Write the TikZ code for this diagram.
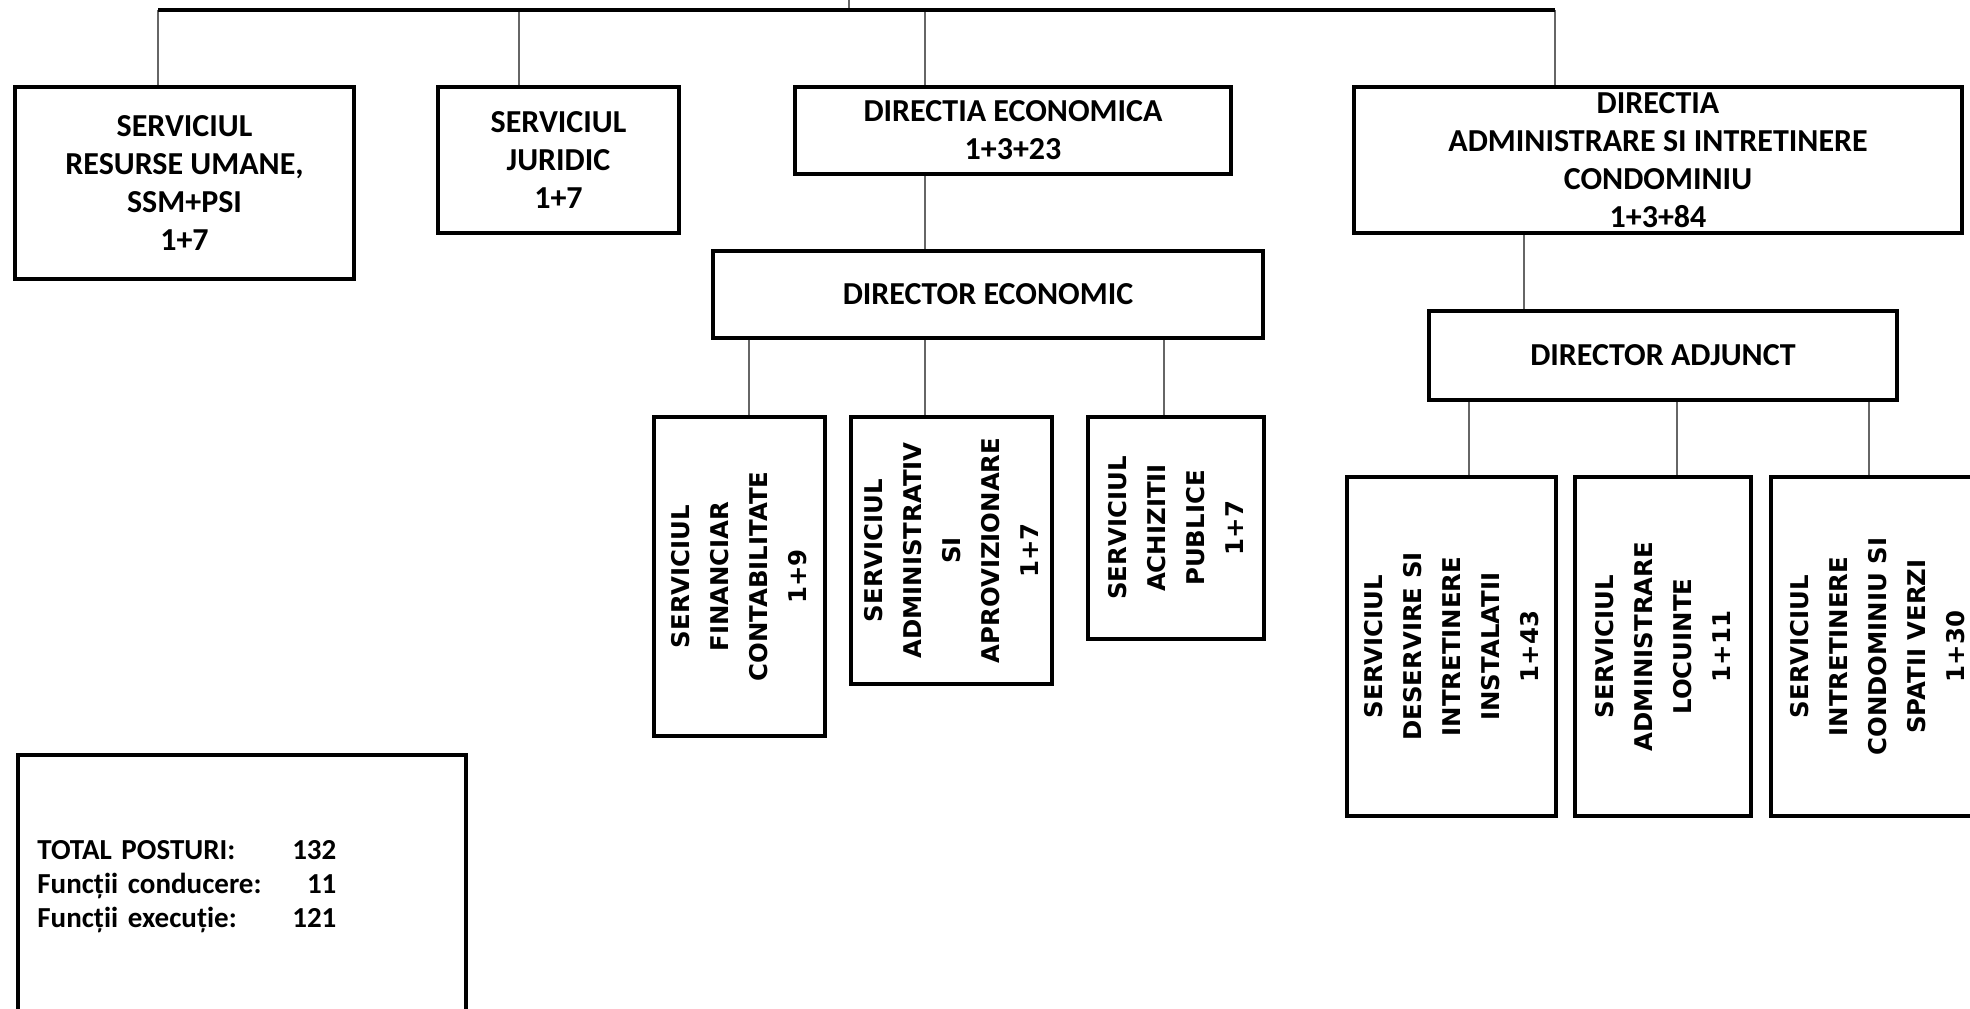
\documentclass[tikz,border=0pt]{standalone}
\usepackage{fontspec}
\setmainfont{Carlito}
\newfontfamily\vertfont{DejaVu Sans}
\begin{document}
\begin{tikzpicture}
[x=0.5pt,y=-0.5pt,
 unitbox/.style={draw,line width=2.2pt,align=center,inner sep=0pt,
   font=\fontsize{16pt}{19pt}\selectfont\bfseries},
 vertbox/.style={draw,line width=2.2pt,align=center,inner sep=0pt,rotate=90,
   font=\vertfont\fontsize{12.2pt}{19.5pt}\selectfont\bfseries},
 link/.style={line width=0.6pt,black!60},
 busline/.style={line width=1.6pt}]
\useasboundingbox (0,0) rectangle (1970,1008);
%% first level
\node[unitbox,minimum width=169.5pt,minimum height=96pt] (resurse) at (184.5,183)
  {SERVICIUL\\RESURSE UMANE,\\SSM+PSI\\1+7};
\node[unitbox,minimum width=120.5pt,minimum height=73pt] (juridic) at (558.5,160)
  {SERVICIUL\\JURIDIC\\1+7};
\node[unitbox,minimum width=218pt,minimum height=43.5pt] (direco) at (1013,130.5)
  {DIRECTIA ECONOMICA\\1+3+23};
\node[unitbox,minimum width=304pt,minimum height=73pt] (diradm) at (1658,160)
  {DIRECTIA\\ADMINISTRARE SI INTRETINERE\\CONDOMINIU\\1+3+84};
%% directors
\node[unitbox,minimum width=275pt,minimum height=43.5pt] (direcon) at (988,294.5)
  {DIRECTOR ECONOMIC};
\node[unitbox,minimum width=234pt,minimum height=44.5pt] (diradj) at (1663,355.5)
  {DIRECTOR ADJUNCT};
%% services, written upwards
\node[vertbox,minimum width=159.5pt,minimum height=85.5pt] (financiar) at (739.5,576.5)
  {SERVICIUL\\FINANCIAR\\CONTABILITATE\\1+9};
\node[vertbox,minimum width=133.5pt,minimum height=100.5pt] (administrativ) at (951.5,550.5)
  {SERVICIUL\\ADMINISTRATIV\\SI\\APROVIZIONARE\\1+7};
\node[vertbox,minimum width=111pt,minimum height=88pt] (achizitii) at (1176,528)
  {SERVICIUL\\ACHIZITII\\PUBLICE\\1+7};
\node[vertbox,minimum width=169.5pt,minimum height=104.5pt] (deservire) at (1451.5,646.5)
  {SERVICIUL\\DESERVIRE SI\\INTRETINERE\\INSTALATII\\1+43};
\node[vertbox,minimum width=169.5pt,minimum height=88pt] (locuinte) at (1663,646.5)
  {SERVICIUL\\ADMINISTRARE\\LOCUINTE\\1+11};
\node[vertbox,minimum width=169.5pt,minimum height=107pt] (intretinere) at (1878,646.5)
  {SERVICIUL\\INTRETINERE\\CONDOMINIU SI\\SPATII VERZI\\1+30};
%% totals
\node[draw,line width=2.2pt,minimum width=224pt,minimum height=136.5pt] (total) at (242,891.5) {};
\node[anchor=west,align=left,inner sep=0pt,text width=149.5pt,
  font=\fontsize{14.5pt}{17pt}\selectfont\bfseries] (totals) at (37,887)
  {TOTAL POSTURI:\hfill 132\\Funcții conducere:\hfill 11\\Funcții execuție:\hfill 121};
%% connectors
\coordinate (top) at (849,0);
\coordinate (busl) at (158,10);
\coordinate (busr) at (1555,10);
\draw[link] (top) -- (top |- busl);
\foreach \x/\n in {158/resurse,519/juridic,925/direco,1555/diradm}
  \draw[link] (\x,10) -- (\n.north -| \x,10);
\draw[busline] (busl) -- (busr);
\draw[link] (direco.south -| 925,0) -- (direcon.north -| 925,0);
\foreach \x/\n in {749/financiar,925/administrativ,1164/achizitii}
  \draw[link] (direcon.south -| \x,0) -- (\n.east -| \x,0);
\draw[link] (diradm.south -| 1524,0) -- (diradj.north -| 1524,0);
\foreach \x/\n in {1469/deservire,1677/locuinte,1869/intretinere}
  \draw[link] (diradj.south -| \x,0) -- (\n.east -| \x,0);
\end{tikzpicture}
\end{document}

########

The exercise: Leaving out the pictures, repeat the data above exactly.

Task result:
Write the TikZ code for this diagram.
\documentclass[tikz,border=0pt]{standalone}
\usepackage{fontspec}
\setmainfont{Carlito}
\newfontfamily\vertfont{DejaVu Sans}
\begin{document}
\begin{tikzpicture}
[x=0.5pt,y=-0.5pt,
 unitbox/.style={draw,line width=2.2pt,align=center,inner sep=0pt,
   font=\fontsize{16pt}{19pt}\selectfont\bfseries},
 vertbox/.style={draw,line width=2.2pt,align=center,inner sep=0pt,rotate=90,
   font=\vertfont\fontsize{12.2pt}{19.5pt}\selectfont\bfseries},
 link/.style={line width=0.6pt,black!60},
 busline/.style={line width=1.6pt}]
\useasboundingbox (0,0) rectangle (1970,1008);
%% first level
\node[unitbox,minimum width=169.5pt,minimum height=96pt] (resurse) at (184.5,183)
  {SERVICIUL\\RESURSE UMANE,\\SSM+PSI\\1+7};
\node[unitbox,minimum width=120.5pt,minimum height=73pt] (juridic) at (558.5,160)
  {SERVICIUL\\JURIDIC\\1+7};
\node[unitbox,minimum width=218pt,minimum height=43.5pt] (direco) at (1013,130.5)
  {DIRECTIA ECONOMICA\\1+3+23};
\node[unitbox,minimum width=304pt,minimum height=73pt] (diradm) at (1658,160)
  {DIRECTIA\\ADMINISTRARE SI INTRETINERE\\CONDOMINIU\\1+3+84};
%% directors
\node[unitbox,minimum width=275pt,minimum height=43.5pt] (direcon) at (988,294.5)
  {DIRECTOR ECONOMIC};
\node[unitbox,minimum width=234pt,minimum height=44.5pt] (diradj) at (1663,355.5)
  {DIRECTOR ADJUNCT};
%% services, written upwards
\node[vertbox,minimum width=159.5pt,minimum height=85.5pt] (financiar) at (739.5,576.5)
  {SERVICIUL\\FINANCIAR\\CONTABILITATE\\1+9};
\node[vertbox,minimum width=133.5pt,minimum height=100.5pt] (administrativ) at (951.5,550.5)
  {SERVICIUL\\ADMINISTRATIV\\SI\\APROVIZIONARE\\1+7};
\node[vertbox,minimum width=111pt,minimum height=88pt] (achizitii) at (1176,528)
  {SERVICIUL\\ACHIZITII\\PUBLICE\\1+7};
\node[vertbox,minimum width=169.5pt,minimum height=104.5pt] (deservire) at (1451.5,646.5)
  {SERVICIUL\\DESERVIRE SI\\INTRETINERE\\INSTALATII\\1+43};
\node[vertbox,minimum width=169.5pt,minimum height=88pt] (locuinte) at (1663,646.5)
  {SERVICIUL\\ADMINISTRARE\\LOCUINTE\\1+11};
\node[vertbox,minimum width=169.5pt,minimum height=107pt] (intretinere) at (1878,646.5)
  {SERVICIUL\\INTRETINERE\\CONDOMINIU SI\\SPATII VERZI\\1+30};
%% totals
\node[draw,line width=2.2pt,minimum width=224pt,minimum height=136.5pt] (total) at (242,891.5) {};
\node[anchor=west,align=left,inner sep=0pt,text width=149.5pt,
  font=\fontsize{14.5pt}{17pt}\selectfont\bfseries] (totals) at (37,887)
  {TOTAL POSTURI:\hfill 132\\Funcții conducere:\hfill 11\\Funcții execuție:\hfill 121};
%% connectors
\coordinate (top) at (849,0);
\coordinate (busl) at (158,10);
\coordinate (busr) at (1555,10);
\draw[link] (top) -- (top |- busl);
\foreach \x/\n in {158/resurse,519/juridic,925/direco,1555/diradm}
  \draw[link] (\x,10) -- (\n.north -| \x,10);
\draw[busline] (busl) -- (busr);
\draw[link] (direco.south -| 925,0) -- (direcon.north -| 925,0);
\foreach \x/\n in {749/financiar,925/administrativ,1164/achizitii}
  \draw[link] (direcon.south -| \x,0) -- (\n.east -| \x,0);
\draw[link] (diradm.south -| 1524,0) -- (diradj.north -| 1524,0);
\foreach \x/\n in {1469/deservire,1677/locuinte,1869/intretinere}
  \draw[link] (diradj.south -| \x,0) -- (\n.east -| \x,0);
\end{tikzpicture}
\end{document}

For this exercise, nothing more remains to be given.